• 5 tahun yang lalu
Kondisi empat gua yang masih utuh itu terbengkalai. Baik papan penunjuk ataupun sekadar papan peringatan atau ilustrasi singkat sejarah gua tersebut sudah usang.

Berdasarkan sejumlah sumber literatur, gua gua tersebut merupakan bekas lokasi persembunyian masyarakat dan harta benda mereka ketika serdadu Jepang memasuki perkampungan untuk merampas harta mereka. Masyarakat bahkan ada yang menjadikan gua itu sebagai persembunyian selama berhari hari dengan membawa bekal secukupnya.
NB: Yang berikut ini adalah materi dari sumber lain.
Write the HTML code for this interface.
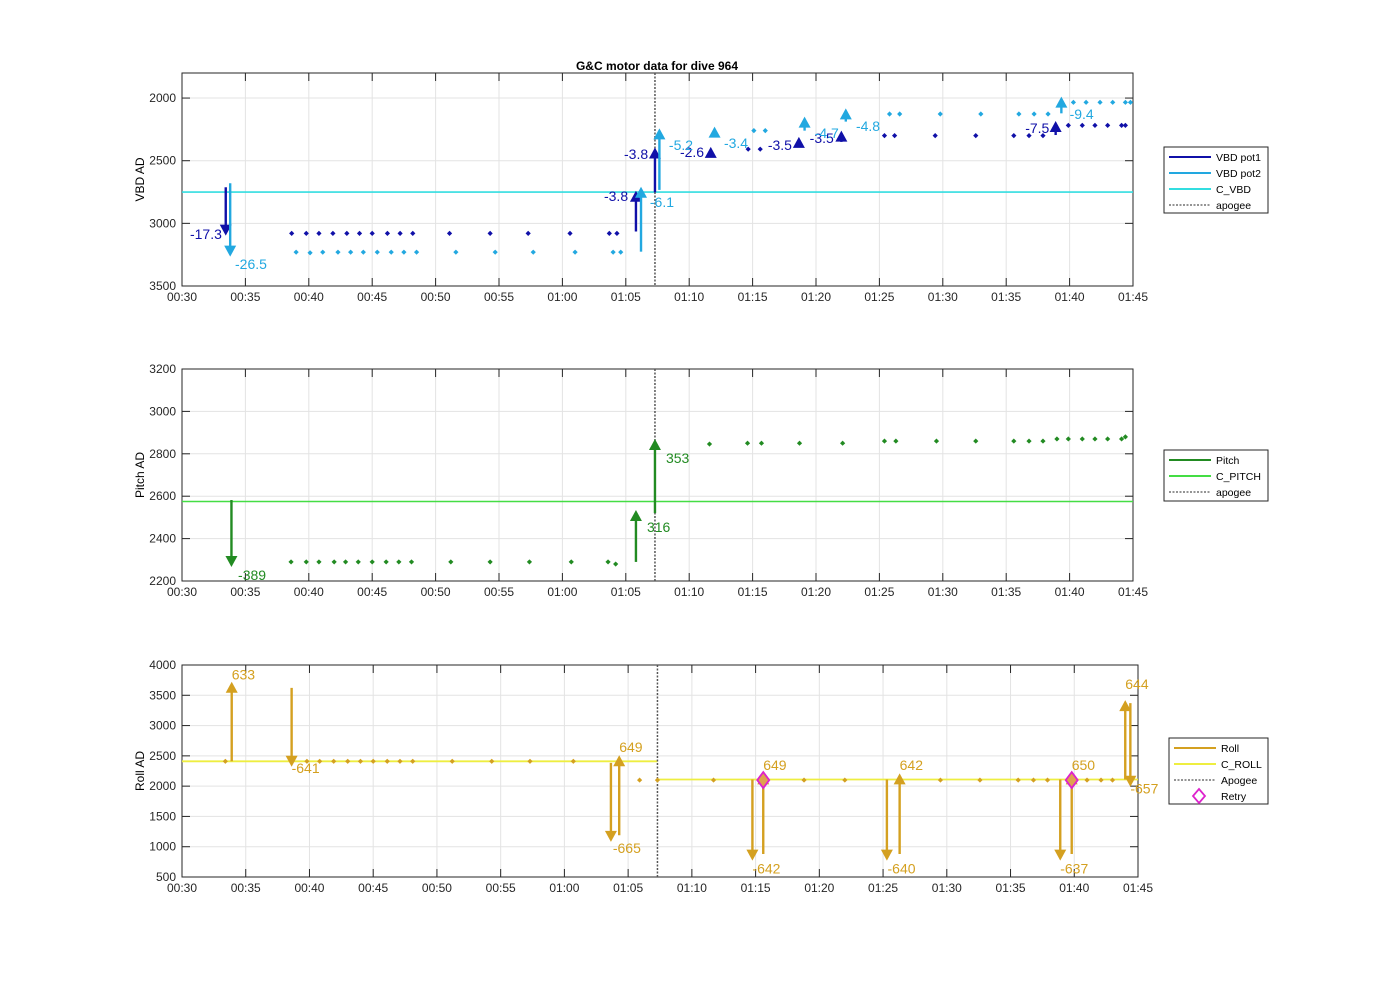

Ketika tentara Jepang telah pergi, mereka kembali lagi ke rumah. Sejak Jepang angkat kaki dari Nusantara, gua gua itu kini tak lagi dipakai.

Keberadaan gua di tepi jalan raya itu sebenarnya sangat mudah dijangkau. Namun, saat zaman jepang, gua gua itu tertutup rerimbunan semak yang tak terlihat oleh mata secara sekilas.

Pantauan Solopos.com, gua itu memiliki lebar 3 meteran dan panjang lebih dari 10 meter. Bahkan, ada yang panjangnya mencapai 20 meter dengan ketinggian dua meter lebih. Saat musim hujan, gua itu kerap dipakai warga yang mencari rumput untuk berteduh.

Manadi, 76, salah satunya. Warga Dusun Ngeblak, Desa Tanjung, Klego, ini setiap hari beristirahat di dalam gua itu selepas mencari rumput. Ia sama sekali tak waswas jika sampai terjadi hal-hal fatal, seperti longsor. "Kalau longsor, ya sejak dahulu mestinya sudah rusak," katanya.

Manadi sangat menyayangkan kondisi gua yang tak terawat dan kotor itu. Padahal, kata dia, gua itu bukti sejarah dan saksi usaha warga Klego menyelamatkan diri dari kejaran penjajah Jepang dengan bersembunyi di dalam gua. "Sekarang kondisinya ya seperti itu. Kadang dipakai berdua-duaan pasangan muda mudi," katanya.

Ia mengusulkan agar gua itu dibangun atau setidaknya diberi papan peringatan, dan papan ilustrasi sejarahnya. Ia yakin dengan demikian anak-anak generasi muda tetap bisa mengenang gua itu sebagai saksi bisu sejarah.